▸ WHAT IS BEING ASKED
Copy exactly the lines from the beginning of the data down to and including the line holding "var yTicks = [9.970, 9.980, 9.990, 10.000, 10.010, 10.020];", without any pictures.
** begin DATA EXCERPT **
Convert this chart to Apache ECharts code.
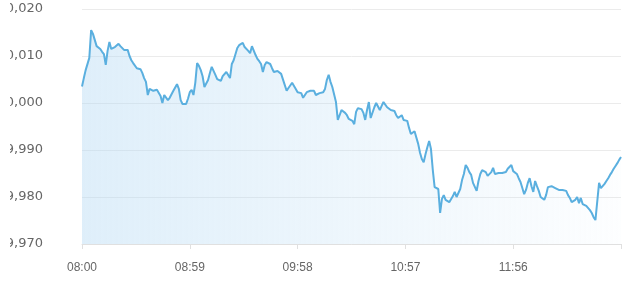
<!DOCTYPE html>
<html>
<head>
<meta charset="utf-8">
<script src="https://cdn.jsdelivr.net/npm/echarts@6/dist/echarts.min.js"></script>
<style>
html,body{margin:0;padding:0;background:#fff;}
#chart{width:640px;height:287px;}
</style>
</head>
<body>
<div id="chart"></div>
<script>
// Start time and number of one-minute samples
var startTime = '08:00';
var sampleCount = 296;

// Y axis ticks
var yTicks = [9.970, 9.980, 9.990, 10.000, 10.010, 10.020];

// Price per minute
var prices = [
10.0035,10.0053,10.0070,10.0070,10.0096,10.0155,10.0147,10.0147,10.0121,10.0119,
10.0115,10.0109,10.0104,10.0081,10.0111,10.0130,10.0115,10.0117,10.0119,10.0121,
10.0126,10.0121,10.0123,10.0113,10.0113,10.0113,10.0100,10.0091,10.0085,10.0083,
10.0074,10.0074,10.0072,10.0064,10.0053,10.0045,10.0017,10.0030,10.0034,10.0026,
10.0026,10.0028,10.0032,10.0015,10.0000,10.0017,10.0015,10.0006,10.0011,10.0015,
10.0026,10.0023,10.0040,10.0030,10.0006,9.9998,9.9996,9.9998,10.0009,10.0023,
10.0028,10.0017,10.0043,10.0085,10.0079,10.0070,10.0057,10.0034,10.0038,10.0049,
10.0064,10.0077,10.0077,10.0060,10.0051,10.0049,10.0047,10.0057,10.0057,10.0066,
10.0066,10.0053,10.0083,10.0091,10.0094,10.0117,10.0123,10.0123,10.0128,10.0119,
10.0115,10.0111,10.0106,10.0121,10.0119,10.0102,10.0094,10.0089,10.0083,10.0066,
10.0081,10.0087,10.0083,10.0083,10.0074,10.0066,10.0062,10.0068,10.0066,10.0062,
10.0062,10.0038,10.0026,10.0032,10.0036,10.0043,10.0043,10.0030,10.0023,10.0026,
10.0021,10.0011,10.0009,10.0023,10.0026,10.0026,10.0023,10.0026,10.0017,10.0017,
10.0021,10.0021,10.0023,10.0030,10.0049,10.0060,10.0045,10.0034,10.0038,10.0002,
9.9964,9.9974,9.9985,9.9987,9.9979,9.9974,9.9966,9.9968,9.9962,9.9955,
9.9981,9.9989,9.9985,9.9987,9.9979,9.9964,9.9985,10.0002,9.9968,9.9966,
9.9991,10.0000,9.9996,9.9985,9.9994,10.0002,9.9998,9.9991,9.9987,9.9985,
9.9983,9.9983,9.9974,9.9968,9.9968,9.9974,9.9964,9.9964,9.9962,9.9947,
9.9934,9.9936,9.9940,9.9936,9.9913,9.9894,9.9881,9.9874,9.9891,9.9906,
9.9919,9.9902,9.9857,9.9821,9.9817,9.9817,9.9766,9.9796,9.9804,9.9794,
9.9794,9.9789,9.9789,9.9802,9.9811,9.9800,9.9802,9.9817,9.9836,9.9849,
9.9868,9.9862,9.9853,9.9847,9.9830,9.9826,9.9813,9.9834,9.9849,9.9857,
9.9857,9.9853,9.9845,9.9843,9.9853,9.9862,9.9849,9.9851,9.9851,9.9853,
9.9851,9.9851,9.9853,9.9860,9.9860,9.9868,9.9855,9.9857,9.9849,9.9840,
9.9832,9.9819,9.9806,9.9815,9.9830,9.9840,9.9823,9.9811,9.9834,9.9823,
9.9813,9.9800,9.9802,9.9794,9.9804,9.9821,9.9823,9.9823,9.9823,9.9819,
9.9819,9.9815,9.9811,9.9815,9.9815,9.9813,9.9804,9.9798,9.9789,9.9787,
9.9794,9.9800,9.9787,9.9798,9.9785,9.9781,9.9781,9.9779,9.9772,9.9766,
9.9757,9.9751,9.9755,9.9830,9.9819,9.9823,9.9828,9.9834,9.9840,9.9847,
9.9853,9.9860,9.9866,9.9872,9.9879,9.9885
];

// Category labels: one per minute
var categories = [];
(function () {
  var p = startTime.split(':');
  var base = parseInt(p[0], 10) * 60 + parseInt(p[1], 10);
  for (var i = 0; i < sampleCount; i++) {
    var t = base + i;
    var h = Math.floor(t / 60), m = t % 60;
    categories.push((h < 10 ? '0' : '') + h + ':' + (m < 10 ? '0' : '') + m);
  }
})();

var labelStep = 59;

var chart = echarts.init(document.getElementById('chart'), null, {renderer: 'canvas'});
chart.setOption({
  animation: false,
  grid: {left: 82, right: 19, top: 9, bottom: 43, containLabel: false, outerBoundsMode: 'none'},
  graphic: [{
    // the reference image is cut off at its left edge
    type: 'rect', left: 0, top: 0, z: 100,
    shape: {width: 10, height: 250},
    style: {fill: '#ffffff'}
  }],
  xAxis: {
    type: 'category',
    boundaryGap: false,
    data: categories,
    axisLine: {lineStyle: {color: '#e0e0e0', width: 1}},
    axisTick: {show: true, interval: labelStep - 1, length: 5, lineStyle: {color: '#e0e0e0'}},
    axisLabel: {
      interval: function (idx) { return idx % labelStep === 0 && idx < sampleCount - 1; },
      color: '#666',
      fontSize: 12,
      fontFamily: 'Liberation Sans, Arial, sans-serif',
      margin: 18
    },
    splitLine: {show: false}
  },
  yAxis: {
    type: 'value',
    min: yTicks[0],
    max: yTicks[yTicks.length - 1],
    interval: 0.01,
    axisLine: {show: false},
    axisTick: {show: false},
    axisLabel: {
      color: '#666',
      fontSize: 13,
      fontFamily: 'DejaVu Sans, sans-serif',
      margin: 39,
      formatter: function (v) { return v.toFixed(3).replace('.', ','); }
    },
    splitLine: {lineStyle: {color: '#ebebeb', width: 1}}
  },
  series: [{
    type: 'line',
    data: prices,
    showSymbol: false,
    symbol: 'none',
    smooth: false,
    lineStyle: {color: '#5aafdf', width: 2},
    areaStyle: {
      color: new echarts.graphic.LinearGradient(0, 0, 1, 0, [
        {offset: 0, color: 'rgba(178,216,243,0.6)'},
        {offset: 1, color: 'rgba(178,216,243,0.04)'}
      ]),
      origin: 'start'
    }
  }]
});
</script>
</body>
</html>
** end DATA EXCERPT **
▸ FINAL RESULT
Convert this chart to Apache ECharts code.
<!DOCTYPE html>
<html>
<head>
<meta charset="utf-8">
<script src="https://cdn.jsdelivr.net/npm/echarts@6/dist/echarts.min.js"></script>
<style>
html,body{margin:0;padding:0;background:#fff;}
#chart{width:640px;height:287px;}
</style>
</head>
<body>
<div id="chart"></div>
<script>
// Start time and number of one-minute samples
var startTime = '08:00';
var sampleCount = 296;

// Y axis ticks
var yTicks = [9.970, 9.980, 9.990, 10.000, 10.010, 10.020];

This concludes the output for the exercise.